[Stored items from a collection]
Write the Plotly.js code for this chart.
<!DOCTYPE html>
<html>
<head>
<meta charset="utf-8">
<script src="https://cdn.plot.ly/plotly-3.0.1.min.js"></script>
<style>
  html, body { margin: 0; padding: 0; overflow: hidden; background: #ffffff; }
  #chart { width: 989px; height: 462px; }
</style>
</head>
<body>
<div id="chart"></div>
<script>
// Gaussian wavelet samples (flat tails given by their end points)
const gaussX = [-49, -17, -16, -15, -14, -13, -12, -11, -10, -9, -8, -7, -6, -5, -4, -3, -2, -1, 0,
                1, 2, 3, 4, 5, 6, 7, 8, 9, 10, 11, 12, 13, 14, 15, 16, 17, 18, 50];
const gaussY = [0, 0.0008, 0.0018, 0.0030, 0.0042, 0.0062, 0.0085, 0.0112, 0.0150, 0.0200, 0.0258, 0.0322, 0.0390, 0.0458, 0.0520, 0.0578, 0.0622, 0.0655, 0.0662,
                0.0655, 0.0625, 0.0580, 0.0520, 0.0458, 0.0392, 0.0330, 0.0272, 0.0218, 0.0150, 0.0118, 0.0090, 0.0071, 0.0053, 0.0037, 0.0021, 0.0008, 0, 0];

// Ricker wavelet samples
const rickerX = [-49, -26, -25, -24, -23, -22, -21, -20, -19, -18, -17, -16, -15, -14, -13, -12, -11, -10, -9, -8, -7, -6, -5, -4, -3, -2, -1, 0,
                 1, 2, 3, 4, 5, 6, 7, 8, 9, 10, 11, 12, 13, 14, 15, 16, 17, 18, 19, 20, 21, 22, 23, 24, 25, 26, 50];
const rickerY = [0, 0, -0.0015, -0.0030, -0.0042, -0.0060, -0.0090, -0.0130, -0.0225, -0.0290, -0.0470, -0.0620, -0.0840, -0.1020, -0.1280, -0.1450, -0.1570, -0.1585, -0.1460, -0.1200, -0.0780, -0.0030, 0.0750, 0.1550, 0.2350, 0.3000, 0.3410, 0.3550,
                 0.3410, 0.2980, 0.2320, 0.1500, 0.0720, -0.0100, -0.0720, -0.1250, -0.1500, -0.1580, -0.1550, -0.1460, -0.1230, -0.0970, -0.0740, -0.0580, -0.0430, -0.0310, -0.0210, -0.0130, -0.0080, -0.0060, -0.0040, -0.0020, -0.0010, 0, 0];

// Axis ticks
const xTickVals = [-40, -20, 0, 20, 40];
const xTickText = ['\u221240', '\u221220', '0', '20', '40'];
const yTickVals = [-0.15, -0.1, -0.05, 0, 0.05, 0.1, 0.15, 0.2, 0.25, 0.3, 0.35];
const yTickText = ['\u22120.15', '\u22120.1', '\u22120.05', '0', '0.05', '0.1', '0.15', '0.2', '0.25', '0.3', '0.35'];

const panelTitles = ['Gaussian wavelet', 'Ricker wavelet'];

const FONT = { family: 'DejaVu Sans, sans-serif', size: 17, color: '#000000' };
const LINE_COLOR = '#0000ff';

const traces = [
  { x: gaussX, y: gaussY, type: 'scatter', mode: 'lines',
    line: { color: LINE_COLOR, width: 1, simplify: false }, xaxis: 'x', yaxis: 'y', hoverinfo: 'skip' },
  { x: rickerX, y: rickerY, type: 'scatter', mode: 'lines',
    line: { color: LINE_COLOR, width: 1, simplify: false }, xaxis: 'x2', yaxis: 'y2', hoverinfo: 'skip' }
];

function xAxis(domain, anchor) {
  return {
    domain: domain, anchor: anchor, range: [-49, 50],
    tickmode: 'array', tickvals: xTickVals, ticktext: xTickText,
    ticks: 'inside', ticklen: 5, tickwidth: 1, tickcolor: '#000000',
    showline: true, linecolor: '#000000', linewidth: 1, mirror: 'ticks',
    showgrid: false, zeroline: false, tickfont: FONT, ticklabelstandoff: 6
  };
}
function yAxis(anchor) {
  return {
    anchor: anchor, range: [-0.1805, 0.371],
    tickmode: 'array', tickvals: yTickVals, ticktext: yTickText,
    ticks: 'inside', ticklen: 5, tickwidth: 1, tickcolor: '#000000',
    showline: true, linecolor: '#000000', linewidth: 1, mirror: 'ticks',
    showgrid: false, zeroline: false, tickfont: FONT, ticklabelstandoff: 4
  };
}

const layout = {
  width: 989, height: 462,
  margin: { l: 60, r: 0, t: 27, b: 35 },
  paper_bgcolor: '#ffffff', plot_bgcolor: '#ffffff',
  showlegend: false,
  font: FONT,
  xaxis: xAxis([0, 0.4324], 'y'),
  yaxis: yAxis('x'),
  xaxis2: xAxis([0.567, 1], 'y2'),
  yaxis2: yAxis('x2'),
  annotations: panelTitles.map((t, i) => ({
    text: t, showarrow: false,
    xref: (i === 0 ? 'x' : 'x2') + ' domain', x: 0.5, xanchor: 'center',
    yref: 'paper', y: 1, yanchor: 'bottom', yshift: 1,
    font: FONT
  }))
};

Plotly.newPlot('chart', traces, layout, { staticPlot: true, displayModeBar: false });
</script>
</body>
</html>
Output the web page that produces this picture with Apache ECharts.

What to work on: Please print exactly what appears from the first line of the data through the line with "0.0008, 0, 0];", including both of those lines and nothing past them.

Solved problem:
Write the Plotly.js code for this chart.
<!DOCTYPE html>
<html>
<head>
<meta charset="utf-8">
<script src="https://cdn.plot.ly/plotly-3.0.1.min.js"></script>
<style>
  html, body { margin: 0; padding: 0; overflow: hidden; background: #ffffff; }
  #chart { width: 989px; height: 462px; }
</style>
</head>
<body>
<div id="chart"></div>
<script>
// Gaussian wavelet samples (flat tails given by their end points)
const gaussX = [-49, -17, -16, -15, -14, -13, -12, -11, -10, -9, -8, -7, -6, -5, -4, -3, -2, -1, 0,
                1, 2, 3, 4, 5, 6, 7, 8, 9, 10, 11, 12, 13, 14, 15, 16, 17, 18, 50];
const gaussY = [0, 0.0008, 0.0018, 0.0030, 0.0042, 0.0062, 0.0085, 0.0112, 0.0150, 0.0200, 0.0258, 0.0322, 0.0390, 0.0458, 0.0520, 0.0578, 0.0622, 0.0655, 0.0662,
                0.0655, 0.0625, 0.0580, 0.0520, 0.0458, 0.0392, 0.0330, 0.0272, 0.0218, 0.0150, 0.0118, 0.0090, 0.0071, 0.0053, 0.0037, 0.0021, 0.0008, 0, 0];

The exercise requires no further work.